North Carolina’s shrimp industry could face sweeping changes in 2018 following a controversial move to allow a 100-page petition filed by the state Wildlife Federation and the Southern Environmental Law Center to move forward. The 5-3 decision handed down by the Marine Fisheries Commission on Feb. 16 has the entire commercial fishing community braced for what could be a crippling blow to the industry.
The petition, now headed into the rule-making process, calls for all state coastal waters not already designated as nursery areas to be designated as special secondary nursery areas, in which shrimp and crab trawling would be prohibited except during open shrimp season. If approved, these regulations would shorten the number of days shrimp trawlers can fish, how much they can fish and where they can trawl in state waters.
The fact that North Carolina is the only state on the East Coast that still allows shrimp trawling in sounds and rivers is the battle cry of proponents of the proposal. But fishermen and environmentalists say management is doing just fine as is.

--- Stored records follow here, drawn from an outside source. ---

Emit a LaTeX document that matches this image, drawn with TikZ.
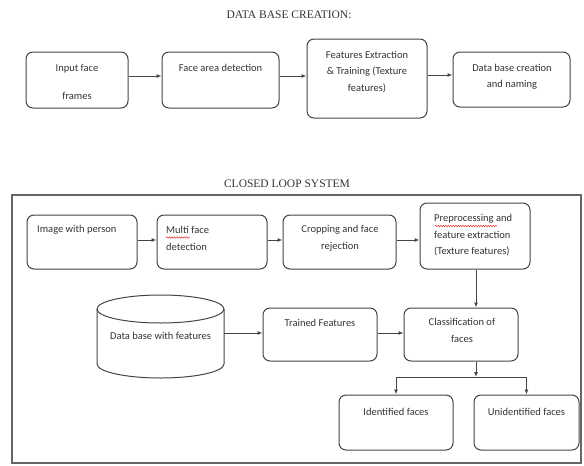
\documentclass[tikz,border=0pt]{standalone}
\usepackage{fontspec}
\setmainfont{Carlito}
\newfontfamily\titlefont{Liberation Serif}
\usetikzlibrary{arrows.meta,decorations.pathmorphing}
\definecolor{boxgray}{HTML}{444444}
\definecolor{framegray}{HTML}{666666}
\definecolor{txtgray}{HTML}{333333}
\definecolor{spellred}{HTML}{E03030}

\begin{document}
\begin{tikzpicture}[x=1pt,y=-1pt,
  box/.style={draw=boxgray, line width=1pt, rounded corners=7pt, inner sep=0pt},
  ln/.style={draw=boxgray, line width=1pt},
  arr/.style={ln, -{Latex[length=5pt,width=4pt]}},
  txt/.style={inner sep=0pt, font=\fontsize{10.5}{16.5}\selectfont, text=txtgray, align=center},
  ltxt/.style={txt, align=left},
  heading/.style={inner sep=0pt, font=\titlefont\fontsize{11.5}{13}\selectfont, text=txtgray},
  squiggle/.style={draw=spellred, line width=0.5pt,
    decorate, decoration={snake, amplitude=0.7pt, segment length=2.5pt}}]

\useasboundingbox (0,0) rectangle (584,466);

% ---------- data base creation ----------
\node[heading] (h1) at (289,15) {DATA BASE CREATION:};

\node[box, minimum width=102pt, minimum height=56pt] (b1) at (77,80) {};
\node[box, minimum width=117pt, minimum height=56pt] (b2) at (220.5,80) {};
\node[box, minimum width=120pt, minimum height=79pt] (b3) at (367,78.5) {};
\node[box, minimum width=117pt, minimum height=55pt] (b4) at (511.5,79.5) {};

\node[txt] (t1) at (77,82) {Input face\\[11.5pt]frames};
\node[txt] (t2) at (220.5,68) {Face area detection};
\node[txt] (t3) at (367,72) {Features Extraction\\\& Training (Texture\\features)};
\node[txt] (t4) at (512,77) {Data base creation\\and naming};

\draw[arr] ([yshift=4pt]b1.east) -- ([yshift=4pt]b2.west);
\draw[arr] ([yshift=4pt]b2.east) -- ([yshift=4pt]b2.east -| b3.west);
\draw[arr] ([yshift=4.5pt]b4.west -| b3.east) -- ([yshift=4.5pt]b4.west);

% ---------- closed loop system ----------
\node[heading] (h2) at (287,184) {CLOSED LOOP SYSTEM};
\draw[draw=framegray, line width=1.1pt] (12,195) rectangle (581,463);

\node[box, minimum width=110pt, minimum height=54pt] (nA) at (82,242) {};
\node[box, minimum width=110pt, minimum height=54pt] (nB) at (212,242) {};
\node[box, minimum width=113pt, minimum height=54pt] (nC) at (339.5,242) {};
\node[box, minimum width=110pt, minimum height=66pt] (nD) at (475,236) {};

\node[ltxt, anchor=west] (tA) at (37,230) {Image with person};
\node[ltxt, anchor=west] (tB) at (166,238.5) {Multi face\\detection};
\node[txt] (tC) at (340,238.5) {Cropping and face\\rejection};
\node[ltxt, anchor=west] (tD) at (434,235.5) {Preprocessing and\\feature extraction\\(Texture features)};

\draw[squiggle] (166,237.5) -- (190,237.5);
\draw[squiggle] (435,226) -- (497,226);

\draw[arr] ([yshift=2pt]nA.east) -- ([yshift=2pt]nB.west);
\draw[arr] ([yshift=2pt]nB.east) -- ([yshift=2pt]nC.west);
\draw[arr] ([yshift=2pt]nC.east) -- ([yshift=2pt]nC.east -| nD.west);

% database cylinder: an invisible anchor node, the drawn outline, and its label
\node[inner sep=0pt, minimum width=127pt, minimum height=83pt] (db) at (160.5,336.5) {};
\draw[ln] (97,309) -- (97,364)
  arc[start angle=180, end angle=360, x radius=63.5pt, y radius=14pt] -- (224,309);
\draw[ln] (160.5,309) ellipse[x radius=63.5pt, y radius=14pt];
\node[txt] (tdb) at (160.5,336) {Data base with features};

\node[box, minimum width=114pt, minimum height=53pt] (tf) at (320,334.5) {};
\node[box, minimum width=114pt, minimum height=53pt] (cl) at (461,334.5) {};
\node[txt] (ttf) at (320,323) {Trained Features};
\node[txt] (tcl) at (462,330.5) {Classification of\\faces};

\node[box, minimum width=114pt, minimum height=55pt] (idf) at (396,422.5) {};
\node[box, minimum width=105pt, minimum height=55pt] (unf) at (526.5,422.5) {};
\node[txt] (tidf) at (396,412) {Identified faces};
\node[txt] (tunf) at (526.5,412) {Unidentified faces};

\coordinate (j) at (476,377);

\draw[arr] ([yshift=1.5pt]tf.west -| db.east) -- ([yshift=1.5pt]tf.west);
\draw[arr] ([yshift=1.5pt]tf.east) -- ([yshift=1.5pt]cl.west);
\draw[arr] (nD.south -| j) -- (cl.north -| j);
\draw[arr] (cl.south -| j) -- (j);
\draw[ln] (j -| idf.north) -- (j -| unf.north);
\draw[arr] (j -| idf.north) -- (idf.north);
\draw[arr] (j -| unf.north) -- (unf.north);
\end{tikzpicture}
\end{document}
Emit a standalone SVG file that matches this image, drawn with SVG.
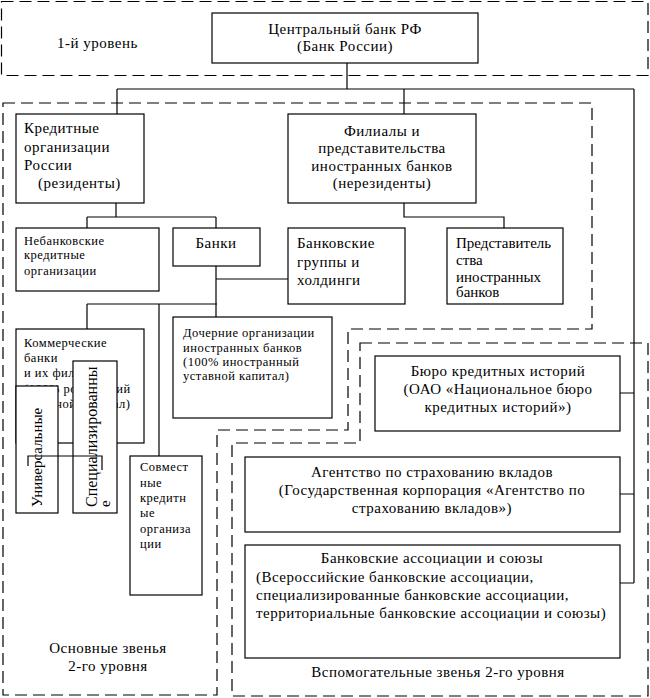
<svg xmlns="http://www.w3.org/2000/svg" width="650" height="698" viewBox="0 0 650 698" font-family="'Liberation Serif', 'DejaVu Serif', serif">
<style>
.bg{fill:#fff}
.zone{fill:none;stroke:#000;stroke-width:1.2;stroke-dasharray:12,6}
.box{fill:#fff;stroke:#000;stroke-width:1.2}
.ln{fill:none;stroke:#000;stroke-width:1.2}
text{font-family:'Liberation Serif','DejaVu Serif',serif;fill:#000}
.t{font-size:15px;letter-spacing:0.5px}
.s{font-size:12.5px;letter-spacing:0.5px}
.c{text-anchor:middle}
</style>
<rect class="bg" x="0" y="0" width="650" height="698"/>
<g id="zones">
<rect class="zone" x="1.5" y="1.5" width="646.5" height="74"/>
<path class="zone" d="M3,103 H592 V329 H348 V430 H217 V695 H3 Z"/>
<path class="zone" d="M360,343 H648 V696 H232 V443 H360 Z"/>
<text class="t" x="57" y="48">1-й уровень</text>
<text class="t c" x="108" y="653">Основные звенья</text>
<text class="t c" x="108" y="671">2-го уровня</text>
<text class="t c" x="438" y="677">Вспомогательные звенья 2-го уровня</text>
</g>
<g id="connectors">
<path class="ln" d="M347,63 V89 M117,89 H634 M117,89 V114 M404,89 V114 M634,89 V583"/>
<path class="ln" d="M116,203 V217 M87,217 H216 M87,217 V228 M216,217 V228"/>
<path class="ln" d="M216,266 V317 M216,279 H288 M87,304 H217 M87,304 V329 M159,304 V456"/>
<path class="ln" d="M404,203 V217 H504 V228"/>
<path class="ln" d="M620,393 H634 M620,494 H634 M620,583 H634"/>
</g>
<g id="cb">
<rect class="box" x="212" y="13" width="266" height="50"/>
<text class="t c" x="345" y="34">Центральный банк РФ</text>
<text class="t c" x="345" y="51">(Банк России)</text>
</g>
<g id="kredit">
<rect class="box" x="16" y="114" width="128" height="89"/>
<text class="t" x="24" y="133">Кредитные</text>
<text class="t" x="24" y="152">организации</text>
<text class="t" x="24" y="170">России</text>
<text class="t" x="38" y="188">(резиденты)</text>
</g>
<g id="filialy">
<rect class="box" x="288" y="114" width="188" height="89"/>
<text class="t c" x="382" y="136">Филиалы и</text>
<text class="t c" x="382" y="153">представительства</text>
<text class="t c" x="382" y="171">иностранных банков</text>
<text class="t c" x="382" y="188">(нерезиденты)</text>
</g>
<g id="nebank">
<rect class="box" x="16" y="228" width="143" height="63"/>
<text class="s" x="24" y="245">Небанковские</text>
<text class="s" x="24" y="259">кредитные</text>
<text class="s" x="24" y="275">организации</text>
</g>
<g id="banki">
<rect class="box" x="173" y="228" width="87" height="38"/>
<text class="t c" x="216" y="248">Банки</text>
</g>
<g id="gruppy">
<rect class="box" x="288" y="228" width="117" height="76"/>
<text class="t" x="297" y="248">Банковские</text>
<text class="t" x="297" y="267">группы и</text>
<text class="t" x="297" y="285">холдинги</text>
</g>
<g id="predst">
<rect class="box" x="447" y="228" width="116" height="76"/>
<text class="t" x="456" y="248" style="letter-spacing:0">Представитель</text>
<text class="t" x="456" y="265" style="letter-spacing:0">ства</text>
<text class="t" x="456" y="282" style="letter-spacing:0">иностранных</text>
<text class="t" x="456" y="297" style="letter-spacing:0">банков</text>
</g>
<g id="kommerch">
<rect class="box" x="16" y="329" width="128" height="114"/>
<text class="s" x="24" y="347">Коммерческие</text>
<text class="s" x="24" y="362">банки</text>
<text class="s" x="24" y="377">и их филиалы</text>
<text class="s" x="24" y="393">(100% российский</text>
<text class="s" x="24" y="408">уставной капитал)</text>
</g>
<g id="univ">
<rect class="box" x="16" y="386" width="42" height="127"/>
<text style="font-size:15px" transform="translate(42,507) rotate(-90)">Универсальные</text>
</g>
<g id="spec">
<rect class="box" x="73" y="361" width="44" height="152"/>
<text style="font-size:16px" transform="translate(97,507) rotate(-90)">Специализированны</text>
<text style="font-size:15px" transform="translate(110,507) rotate(-90)">е</text>
</g>
<g id="bracket">
<path class="ln" d="M28,466 V456 H102 V470"/>
</g>
<g id="dochernie">
<rect class="box" x="173" y="317" width="159" height="101"/>
<text class="s" x="183" y="337">Дочерние организации</text>
<text class="s" x="183" y="352">иностранных банков</text>
<text class="s" x="183" y="366">(100% иностранный</text>
<text class="s" x="183" y="380">уставной капитал)</text>
</g>
<g id="sovm">
<rect class="box" x="130" y="456" width="72" height="139"/>
<text class="s" x="140" y="471">Совмест</text>
<text class="s" x="140" y="487">ные</text>
<text class="s" x="140" y="502">кредитн</text>
<text class="s" x="140" y="517">ые</text>
<text class="s" x="140" y="533">организа</text>
<text class="s" x="140" y="548">ции</text>
</g>
<g id="buro">
<rect class="box" x="375" y="356" width="245" height="75"/>
<text class="t c" x="498" y="376">Бюро кредитных историй</text>
<text class="t c" x="498" y="394">(ОАО «Национальное бюро</text>
<text class="t c" x="498" y="412">кредитных историй»)</text>
</g>
<g id="agent">
<rect class="box" x="245" y="457" width="375" height="75"/>
<text class="t c" x="432" y="477">Агентство по страхованию вкладов</text>
<text class="t c" x="432" y="495">(Государственная корпорация «Агентство по</text>
<text class="t c" x="432" y="513">страхованию вкладов»)</text>
</g>
<g id="assoc">
<rect class="box" x="245" y="545" width="375" height="113"/>
<text class="t c" x="432" y="563">Банковские ассоциации и союзы</text>
<text class="t" x="256" y="582">(Всероссийские банковские ассоциации,</text>
<text class="t" x="256" y="600">специализированные банковские ассоциации,</text>
<text class="t" x="256" y="618">территориальные банковские ассоциации и союзы)</text>
</g>
</svg>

“The fact is, this state’s marine fisheries division is doing an outstanding job managing the fishery,” said Melvin Shepard, former president of the board of the North Carolina Coastal Federation. “That’s why we are still shrimping and doing very well at it.”
Jerry Schill, president of the North Carolina Fisheries Association, is disappointed but far from shocked.
“When the previous governor reappoints a former Coastal Conservation Association board member and a bully who has clearly violated our state’s open meetings laws, as well as appointed two CCA sympathizers to at-large seats, you know the deck is stacked,” says Schill. “That said, I remained optimistic because of the overwhelming [84 percent] vote of the five advisory boards to deny the petition in January.”
For one commercial fisherman attending the meeting, this latest move could have devastating effects.
“If these rules are implemented it will affect their ability to make a living shrimping,” said Albemarle fisherman Terry Pratt . “It will affect 9.5 million people’s ability to have North Carolina… shrimp and other seafood.”
Marine Fisheries Commission member Allison Willis voted against the petition going forward and said she thinks the proposed regulations in the petition “went too far.”
“I think this is such a waste of the state’s resources,” she added. “This is extremely discouraging to me.”
According to Schill, the petition represents a trend he says raises major concerns for the future. “Bottom line? Science be damned and full steam ahead for special interest agendas that would decimate coastal North Carolina communities,” he said. “What the commission did was cause for continued worry for thousands of families and a huge waste of taxpayer resources.”
There are also concerns about how the proposed rules would interact with existing rules. Fisheries staffer Trish Murphy said the proposed regulations would affect not just shrimp trawling, but also other forms of trawling, such as flynet, flounder and crab trawling.